Patagonia
Patagonia is vast, remote, and rugged. All told, its terrestrial wilderness spans over a million square miles, roughly seven times the state of New York. Its waters cover 1.8 million square miles—about the size of Alaska. Together, these are home to some of the largest coastal colonies of marine mammals and birds anywhere.
Challenges
Both offshore and inland, Patagonia faces serious threats, including fishing and oil exploration off the coast and extractive industry and unsustainable agriculture and ranching on land.
Our Goal
Preserve Patagonia's wild treasures by partnering with local governments and communities to promote sustainable land use, wildlife-friendly management practices, and the creation of protected areas.

How Will We Get There?
Our strategies include:
- Help create large, integrated networks of marine, coastal, and terrestrial protected areas.
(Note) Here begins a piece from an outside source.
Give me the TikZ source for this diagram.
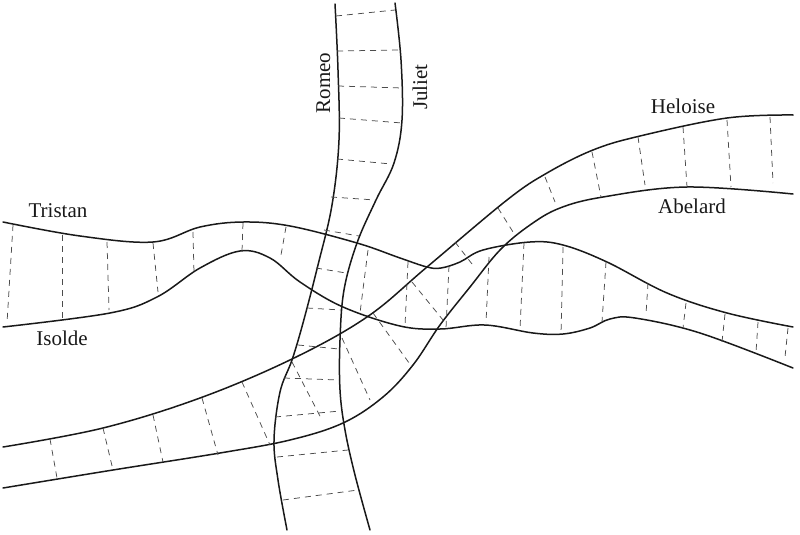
\documentclass[tikz,border=0pt]{standalone}
\usepackage{fontspec}
\setmainfont{Liberation Serif}
\usepackage{tikz}
\begin{document}
\begin{tikzpicture}[x=1pt,y=-1pt,
  edge/.style={line width=1.5pt,black!90,line cap=round,line join=round},
  rung/.style={line width=0.75pt,black!70,dash pattern=on 6pt off 5pt},
  lab/.style={font=\fontsize{21}{24}\selectfont,inner sep=0pt,anchor=base,text=black!90}]
\useasboundingbox (0,0) rectangle (800,535);
% Romeo / Juliet
\draw[edge] plot[smooth,tension=0.6] coordinates {(335,4) (338,70) (339,140) (332,205) (318,265) (303,323) (292,360) (280,392) (274,440) (278,480) (287,530)};
\draw[edge] plot[smooth,tension=0.6] coordinates {(395,3) (401,60) (402,120) (394,163) (376,200) (357,243) (344,290) (340,340) (340,390) (345,430) (355,475) (370,530)};
% Tristan / Isolde
\draw[edge] plot[smooth,tension=0.6] coordinates {(3,222) (80,236) (153,242) (200,227) (243,222) (290,226) (357,243) (400,258) (427,267) (441,268) (460,262) (483,250) (530,242) (563,245) (607,262) (667,293) (727,313) (793,327)};
\draw[edge] plot[smooth,tension=0.6] coordinates {(3,327) (110,313) (157,297) (200,268) (240,251) (270,258) (300,282) (343,307) (400,326) (440,329) (485,325) (533,333) (563,334) (590,328) (610,319) (635,318) (700,333) (793,368)};
% Heloise / Abelard
\draw[edge] plot[smooth,tension=0.6] coordinates {(3,447) (103,428) (200,398) (292,359) (367,317) (427,267) (507,200) (547,173) (593,150) (640,136) (727,118) (793,115)};
\draw[edge] plot[smooth,tension=0.6] coordinates {(3,488) (113,470) (220,453) (290,440) (343,423) (383,397) (413,365) (440,325) (470,287) (500,250) (530,225) (560,208) (603,197) (687,187) (793,194)};
% rungs Romeo-Juliet
\foreach \a/\b in {{(336,16)}/{(395,10)},{(337,51)}/{(400,50)},{(338,86)}/{(402,88)},{(339,118)}/{(402,123)},{(337,159)}/{(391,164)},{(331,197)}/{(375,200)},{(324,230)}/{(359,236)},{(316,268)}/{(346,273)},{(307,308)}/{(341,310)},{(298,345)}/{(339,349)},{(284,378)}/{(339,380)},{(275,417)}/{(340,411)},{(277,457)}/{(348,450)},{(283,500)}/{(358,490)}}
  \draw[rung] \a -- \b;
% rungs Tristan-Isolde
\foreach \a/\b in {{(13,225)}/{(7,323)},{(62,235)}/{(62,318)},{(107,242)}/{(109,310)},{(153,243)}/{(158,292)},{(193,232)}/{(194,273)},{(243,223)}/{(242,251)},{(286,227)}/{(281,255)},{(368,250)}/{(360,313)},{(408,262)}/{(405,326)},{(449,266)}/{(446,328)},{(489,257)}/{(486,323)},{(524,243)}/{(520,329)},{(563,247)}/{(561,334)},{(606,262)}/{(602,322)},{(648,283)}/{(646,314)},{(686,303)}/{(683,328)},{(725,314)}/{(722,342)},{(758,322)}/{(756,352)},{(788,328)}/{(785,357)}}
  \draw[rung] \a -- \b;
% rungs Heloise-Abelard
\foreach \a/\b in {{(50,439)}/{(57,478)},{(103,428)}/{(113,470)},{(153,415)}/{(163,462)},{(202,398)}/{(218,455)},{(242,382)}/{(270,445)},{(292,362)}/{(322,420)},{(342,338)}/{(370,400)},{(373,313)}/{(412,367)},{(412,282)}/{(443,320)},{(455,242)}/{(472,264)},{(498,208)}/{(513,232)},{(545,177)}/{(555,202)},{(592,152)}/{(601,197)},{(638,137)}/{(645,185)},{(683,127)}/{(687,187)},{(727,120)}/{(731,187)},{(770,117)}/{(773,183)}}
  \draw[rung] \a -- \b;
% labels
\node[lab] (tristan) at (58,217) {Tristan};
\node[lab] (isolde) at (62,345) {Isolde};
\node[lab] (heloise) at (683,113) {Heloise};
\node[lab] (abelard) at (692,213) {Abelard};
\node[lab,rotate=90] (romeo) at (330,83) {Romeo};
\node[lab,rotate=90] (juliet) at (427,87) {Juliet};
\end{tikzpicture}
\end{document}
- Design, establish, and promote sustainable and wildlife-friendly ranching practices that reduce human/animal conflicts and help conserve or restore core habitat.
- Support essential research to direct conservation strategies for key species, including guanacos, condors, flamingos, and felids on land; sea elephants and seabirds along the coast; and cetaceans and sharks offshore.
- Establish informal and formal education initiatives to build the capacity of the current and next generation of conservation stakeholders in the region.

Why WCS?
WCS is well established in Patagonia. Working in both Chile and Argentina, we have solid partnerships with public and private stakeholders, and we are the go-to organization for sound, robust, scientific approaches to conservation. Our work includes the management, with our partners, of Chile's Karukinka Natural Park, a Rhode Island–sized reserve that's home to significant marine and terrestrial wildlife. Since 2001, we have worked in the Grand Jason/isla Salvaje del Este and Steeple Jason Islands/isla Salvaje del Oeste*, home to globally important populations of marine birds.
*A dispute exists between the Governments of Argentina and the United Kingdom of Great Britain and Northern Ireland concerning sovereignty over the Falkland Islands/Islas Malvinas, South Georgia and the South Sandwich Islands/Islas Georgias del Sur e Islas Sandwich del Sur and the surrounding maritime areas.